Disability rights campaigners have successfully lodged a legal action against the director of public prosecutions (DPP) for diluting parts of the Suicide Act 1961, without taking the changes through parliament.

The DPP, Alison Saunders, pictured, published amended prosecution policy last October which made it less likely for healthcare professional to be prosecuted in an assisted suicide case.

The Suicide Act makes it a criminal offence to assist or encourage suicide, but discretion has always rested with the DPP as to whether or not to prosecute.

Nikki Kenward, a disability rights campaigner who has challenged the amended DPP policy along with her husband Merve, said: 'The message from these new guidelines is that society thinks you are in the way.
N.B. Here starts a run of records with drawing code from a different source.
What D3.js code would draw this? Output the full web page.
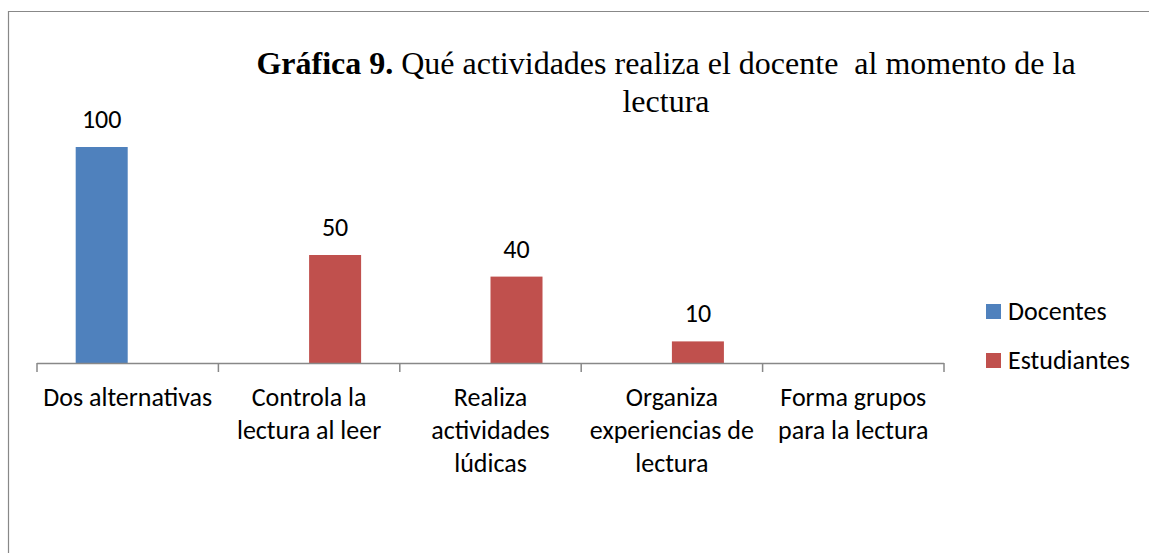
<!DOCTYPE html>
<html>
<head>
<meta charset="utf-8">
<script src="https://cdn.jsdelivr.net/npm/d3@7"></script>
<style>
  html, body { margin: 0; padding: 0; background: #fff; }
  svg { display: block; }
</style>
</head>
<body>
<svg id="chart" width="1149" height="553"></svg>
<script>
const categories = [
  "Dos alternativas",
  "Controla la lectura al leer",
  "Realiza actividades lúdicas",
  "Organiza experiencias de lectura",
  "Forma grupos para la lectura"
];
const tickLabels = [
  ["Dos alternativas"],
  ["Controla la", "lectura al leer"],
  ["Realiza", "actividades", "lúdicas"],
  ["Organiza", "experiencias de", "lectura"],
  ["Forma grupos", "para la lectura"]
];
const seriesNames = ["Docentes", "Estudiantes"];
const docentes = [100, null, null, null, null];
const estudiantes = [null, 50, 40, 10, null];
const seriesColors = ["#4F81BD", "#C0504D"];

const svg = d3.select("#chart");
const labelFont = "Carlito, Lato, 'Open Sans', sans-serif";
const labelSize = 26;

// outer border (chart area frame)
svg.append("path")
  .attr("d", "M8.5,553 L8.5,11.5 L1149,11.5")
  .attr("fill", "none")
  .attr("stroke", "#888")
  .attr("stroke-width", 1.2);

const x0 = d3.scaleBand().domain(categories).range([37, 944]).paddingInner(0).paddingOuter(0);
const x1 = d3.scaleBand().domain(seriesNames).range([0, x0.bandwidth()]).paddingInner(0).paddingOuter(0.744);
const y = d3.scaleLinear().domain([0, 100]).range([363, 147]);

const seriesData = [docentes, estudiantes];

seriesNames.forEach((s, si) => {
  const vals = seriesData[si];
  const g = svg.append("g");
  categories.forEach((c, ci) => {
    const v = vals[ci];
    if (v == null) return;
    g.append("rect")
      .attr("x", x0(c) + x1(s))
      .attr("y", y(v))
      .attr("width", x1.bandwidth())
      .attr("height", y(0) - y(v))
      .attr("fill", seriesColors[si]);
    g.append("text")
      .attr("x", x0(c) + x1(s) + x1.bandwidth() / 2)
      .attr("y", y(v) - 19)
      .attr("text-anchor", "middle")
      .attr("font-family", labelFont)
      .attr("font-size", labelSize)
      .attr("fill", "#000")
      .text(v);
  });
});

// x axis
const axis = d3.axisBottom(x0).tickSize(0).tickFormat("");
const ag = svg.append("g").attr("transform", `translate(0,${y(0)})`).call(axis);
ag.select(".domain").attr("stroke", "#888").attr("stroke-width", 1.5)
  .attr("d", `M${x0.range()[0]},0.5H${x0.range()[1]}`);
const bounds = categories.map(c => x0(c)).concat([x0.range()[1]]);
ag.selectAll(".bt").data(bounds).enter().append("line")
  .attr("x1", d => d).attr("x2", d => d)
  .attr("y1", 0).attr("y2", 9)
  .attr("stroke", "#888").attr("stroke-width", 1.5);

// category labels
categories.forEach((c, ci) => {
  const t = svg.append("text")
    .attr("text-anchor", "middle")
    .attr("font-family", labelFont)
    .attr("font-size", labelSize)
    .attr("fill", "#000");
  tickLabels[ci].forEach((line, li) => {
    t.append("tspan")
      .attr("x", x0(c) + x0.bandwidth() / 2)
      .attr("y", 406 + li * 33)
      .text(line);
  });
});

// legend
seriesNames.forEach((s, si) => {
  svg.append("rect")
    .attr("x", 986).attr("y", 304 + si * 49)
    .attr("width", 15).attr("height", 15)
    .attr("fill", seriesColors[si]);
  svg.append("text")
    .attr("x", 1008).attr("y", 320 + si * 49)
    .attr("font-family", labelFont)
    .attr("font-size", labelSize)
    .attr("fill", "#000")
    .text(s);
});

// title
const title = svg.append("text")
  .attr("text-anchor", "middle")
  .attr("font-family", "'Liberation Serif', 'Times New Roman', serif")
  .attr("font-size", 32)
  .attr("fill", "#000");
const l1 = title.append("tspan").attr("x", 666).attr("y", 74);
l1.append("tspan").attr("font-weight", "bold").text("Gráfica 9.");
l1.append("tspan").text(" Qué actividades realiza el docente\u00A0 al momento de la");
title.append("tspan").attr("x", 666).attr("y", 112).text("lectura");
</script>
</body>
</html>
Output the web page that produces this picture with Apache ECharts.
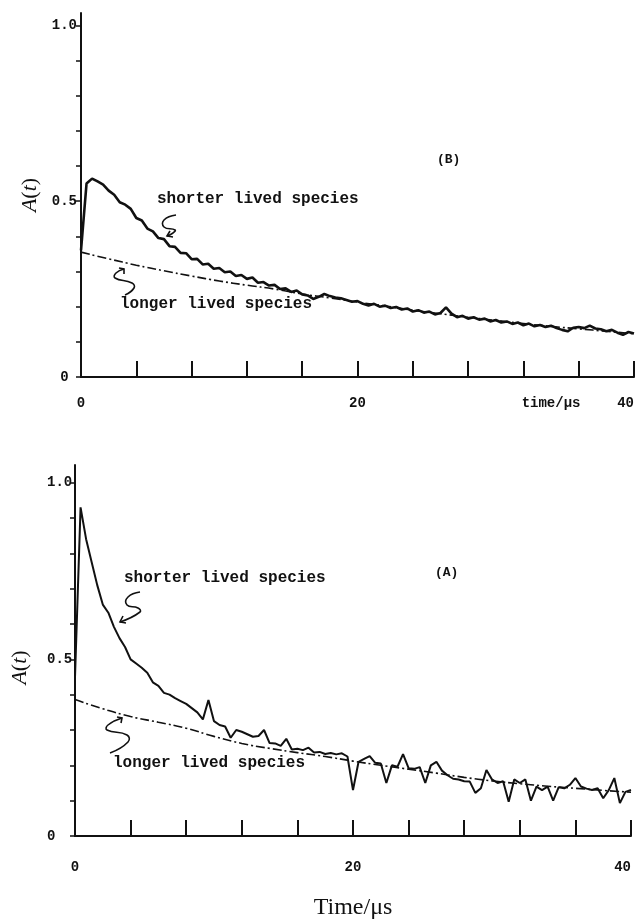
<!DOCTYPE html>
<html>
<head>
<meta charset="utf-8">
<script src="https://cdn.jsdelivr.net/npm/echarts@6/dist/echarts.min.js"></script>
<style>
  html, body { margin: 0; padding: 0; background: #fff; }
  #chart { width: 635px; height: 922px; }
</style>
</head>
<body>
<div id="chart"></div>
<script>
const timeStep = 0.4

// panel (B): absorbance trace, one value per 0.4 µs
const traceB = [
  0.36, 0.55, 0.564, 0.556, 0.547, 0.53, 0.518, 0.497, 0.49, 0.478,
  0.452, 0.445, 0.422, 0.414, 0.395, 0.392, 0.372, 0.37, 0.353, 0.352,
  0.335, 0.336, 0.32, 0.322, 0.308, 0.31, 0.298, 0.3, 0.287, 0.29,
  0.279, 0.283, 0.268, 0.27, 0.26, 0.262, 0.25, 0.252, 0.242, 0.246,
  0.235, 0.232, 0.222, 0.228, 0.236, 0.23, 0.226, 0.224, 0.219, 0.214,
  0.216, 0.208, 0.203, 0.208, 0.2, 0.203, 0.196, 0.199, 0.192, 0.195,
  0.186, 0.19, 0.183, 0.186, 0.178, 0.182, 0.198, 0.18, 0.17, 0.174,
  0.166, 0.17, 0.163, 0.166, 0.158, 0.162, 0.155, 0.158, 0.151, 0.155,
  0.147, 0.152, 0.144, 0.148, 0.142, 0.146, 0.139, 0.134, 0.13, 0.14,
  0.142, 0.139, 0.146, 0.138, 0.136, 0.13, 0.134, 0.126, 0.12, 0.128,
  0.124
]

// panel (A): absorbance trace, one value per 0.4 µs
const traceA = [
  0.45, 0.93, 0.84, 0.775, 0.71, 0.655, 0.632, 0.592, 0.56, 0.535,
  0.5, 0.488, 0.476, 0.462, 0.435, 0.425, 0.405, 0.4, 0.39, 0.382,
  0.374, 0.362, 0.35, 0.33, 0.385, 0.325, 0.314, 0.31, 0.278, 0.3,
  0.295, 0.288, 0.281, 0.283, 0.3, 0.263, 0.262, 0.255, 0.275, 0.245,
  0.247, 0.243, 0.25, 0.236, 0.238, 0.232, 0.235, 0.231, 0.234, 0.225,
  0.13, 0.21, 0.218, 0.226, 0.207, 0.205, 0.15, 0.2, 0.196, 0.232,
  0.192, 0.19, 0.195, 0.15, 0.2, 0.21, 0.185, 0.172, 0.162, 0.16,
  0.155, 0.154, 0.122, 0.135, 0.187, 0.16, 0.15, 0.155, 0.097, 0.16,
  0.15, 0.16, 0.1, 0.14, 0.13, 0.14, 0.1, 0.138, 0.135, 0.145,
  0.164, 0.14, 0.134, 0.13, 0.135, 0.107, 0.13, 0.164, 0.093, 0.125,
  0.13
]

// longer lived component (dash-dot), every 2 µs
const longTimes = [0, 2, 4, 6, 8, 10, 12, 14, 16, 18, 20, 22, 24, 26, 28, 30, 32, 34, 36, 38, 40]
const longB = [0.355, 0.336, 0.318, 0.302, 0.287, 0.273, 0.261, 0.25, 0.236, 0.225, 0.213,
  0.202, 0.19, 0.18, 0.17, 0.161, 0.152, 0.144, 0.137, 0.13, 0.123]
const longA = [0.386, 0.36, 0.338, 0.322, 0.305, 0.282, 0.262, 0.248, 0.236, 0.225, 0.212,
  0.2, 0.189, 0.178, 0.166, 0.156, 0.148, 0.141, 0.135, 0.129, 0.124]

const xTicks = [0, 4, 8, 12, 16, 20, 24, 28, 32, 36, 40]
const yTicks = [0, 0.1, 0.2, 0.3, 0.4, 0.5, 0.6, 0.7, 0.8, 0.9, 1.0]
const yLabels = [0, 0.5, 1.0]
const xLabelsB = [0, 20, 34, 40]
const xLabelsA = [0, 20, 40]

const mono = "'Liberation Mono', 'DejaVu Sans Mono', monospace"
const serif = "'Liberation Serif', 'DejaVu Serif', serif"
const ink = '#111'

function pairs(values) {
  return values.map((v, i) => [+(i * timeStep).toFixed(1), v])
}

function xAxisFor(grid, labels, nameTxt, labelMargin) {
  return {
    gridIndex: grid,
    type: 'value',
    min: 0,
    max: 40,
    interval: 4,
    name: nameTxt,
    nameLocation: 'middle',
    nameGap: 60,
    nameTextStyle: { fontFamily: serif, fontSize: 24, color: ink },
    axisLine: { lineStyle: { color: ink, width: 2 } },
    axisTick: { inside: true, length: 16, customValues: xTicks, lineStyle: { color: ink, width: 2 } },
    axisLabel: {
      customValues: labels,
      margin: labelMargin,
      alignMaxLabel: 'right',
      fontFamily: mono,
      fontWeight: 'bold',
      fontSize: 14,
      color: ink,
      formatter: v => (v === 34 ? 'time/\u03bcs' : String(v))
    },
    splitLine: { show: false }
  }
}

function yAxisFor(grid, top, nameGap, namePad, labelOpts) {
  return {
    gridIndex: grid,
    type: 'value',
    min: 0,
    max: top,
    name: '{i|A}{n|(}{i|t}{n|)}',
    nameLocation: 'middle',
    nameGap: nameGap,
    nameTextStyle: {
      padding: namePad,
      rich: {
        i: { fontFamily: serif, fontStyle: 'italic', fontSize: 22, color: ink },
        n: { fontFamily: serif, fontSize: 22, color: ink }
      }
    },
    axisLine: { lineStyle: { color: ink, width: 2 } },
    axisTick: { length: 5, customValues: yTicks, lineStyle: { color: ink, width: 1.5 } },
    axisLabel: Object.assign({
      customValues: yLabels,
      fontFamily: mono,
      fontWeight: 'bold',
      fontSize: 14,
      color: ink,
      showMaxLabel: true
    }, labelOpts),
    splitLine: { show: false }
  }
}

function traceSeries(idx, values, width) {
  return {
    type: 'line',
    xAxisIndex: idx,
    yAxisIndex: idx,
    data: pairs(values),
    showSymbol: false,
    lineStyle: { color: ink, width: width },
    z: 3
  }
}

function longSeries(idx, values) {
  return {
    type: 'line',
    xAxisIndex: idx,
    yAxisIndex: idx,
    data: longTimes.map((t, i) => [t, values[i]]),
    showSymbol: false,
    smooth: true,
    lineStyle: { color: ink, width: 1.6, type: [9, 3, 2, 3] },
    z: 2
  }
}

function label(txt, x, y, size) {
  return {
    type: 'text',
    left: x,
    top: y,
    style: { text: txt, font: 'bold ' + size + 'px ' + mono, fill: ink }
  }
}

function squiggle(points) {
  return { type: 'polyline', shape: { points: points, smooth: 0.5 }, style: { stroke: ink, lineWidth: 1.6, fill: null } }
}

function arrowHead(points) {
  return { type: 'polyline', shape: { points: points }, style: { stroke: ink, lineWidth: 1.6, fill: null } }
}

const chart = echarts.init(document.getElementById('chart'), null, { renderer: 'canvas' })

chart.setOption({
  backgroundColor: '#fff',
  animation: false,
  grid: [
    { left: 81, top: 13, width: 553, height: 364, outerBoundsMode: 'none' },
    { left: 75, top: 465, width: 556, height: 371, outerBoundsMode: 'none' }
  ],
  xAxis: [
    xAxisFor(0, xLabelsB, '', 19),
    xAxisFor(1, xLabelsA, 'Time/\u03bcs', 24)
  ],
  yAxis: [
    yAxisFor(0, 1.035, 40, [0, 0, 0, 0], { margin: 4, formatter: v => (v === 0 ? '0 ' : v.toFixed(1)) }),
    yAxisFor(1, 1.05, 44, [0, 34, 0, 0], { margin: 28, align: 'left', formatter: v => (v === 0 ? '0' : v.toFixed(1)) })
  ],
  series: [
    traceSeries(0, traceB, 2.6),
    longSeries(0, longB),
    traceSeries(1, traceA, 2),
    longSeries(1, longA)
  ],
  graphic: [
    label('(B)', 437, 153, 13),
    label('shorter lived species', 157, 191, 16),
    label('longer lived species', 120, 296, 16),
    squiggle([[176, 215], [164, 220], [164, 227], [175, 230], [173, 233], [167, 236]]),
    arrowHead([[170, 231], [167, 236], [173, 237]]),
    squiggle([[124, 269], [116, 273], [115, 278], [132, 283], [134, 288], [125, 295]]),
    arrowHead([[119, 268], [124, 269], [124, 274]]),

    label('(A)', 435, 566, 13),
    label('shorter lived species', 124, 570, 16),
    label('longer lived species', 113, 755, 16),
    squiggle([[140, 592], [128, 597], [127, 605], [138, 608], [140, 612], [120, 622]]),
    arrowHead([[123, 616], [120, 622], [126, 623]]),
    squiggle([[122, 718], [108, 725], [107, 730], [127, 735], [128, 742], [110, 753]]),
    arrowHead([[117, 717], [122, 718], [121, 723]])
  ]
})
</script>
</body>
</html>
The best thing you can do is to agree to die'.

On 27 March 2014, the then solicitor general, Edward Garnier assured the House of Commons that tinkering with the guidelines by a future DPP would result in a judicial review.

He said: 'If a future DPP overturned the guidelines, he would be judicially reviewed for behaving in a rather whimsical way'.

The Kenward's believe that this assurance has now been broken. They commented: 'The previous version of the DPP's policy was debated… where MPs were concerned that a future DPP might change the policy on assisted suicide without parliamentary approval.

'We look to that promise made by the solicitor general to ensure that the law is not changed by the back door and to protect vulnerable people like us. We believe that it was unconstitutional for the DPP to liberalise the policy on assisted suicide without the approval of the attorney general.'

Granting permission for the review to go ahead, Lord Justice Bean said: 'We propose to grant permission to proceed with the substantive claim. We are saying nothing about the strength of the claimant's claim beyond saying it is not frivolous or vexatious. The main burden of the case is against the DPP.'

Nikki Kenward was left completely paralysed for five months when she was struck down with Guillian-Barre syndrome in 1990. Her condition has since improved and she is now in a wheelchair.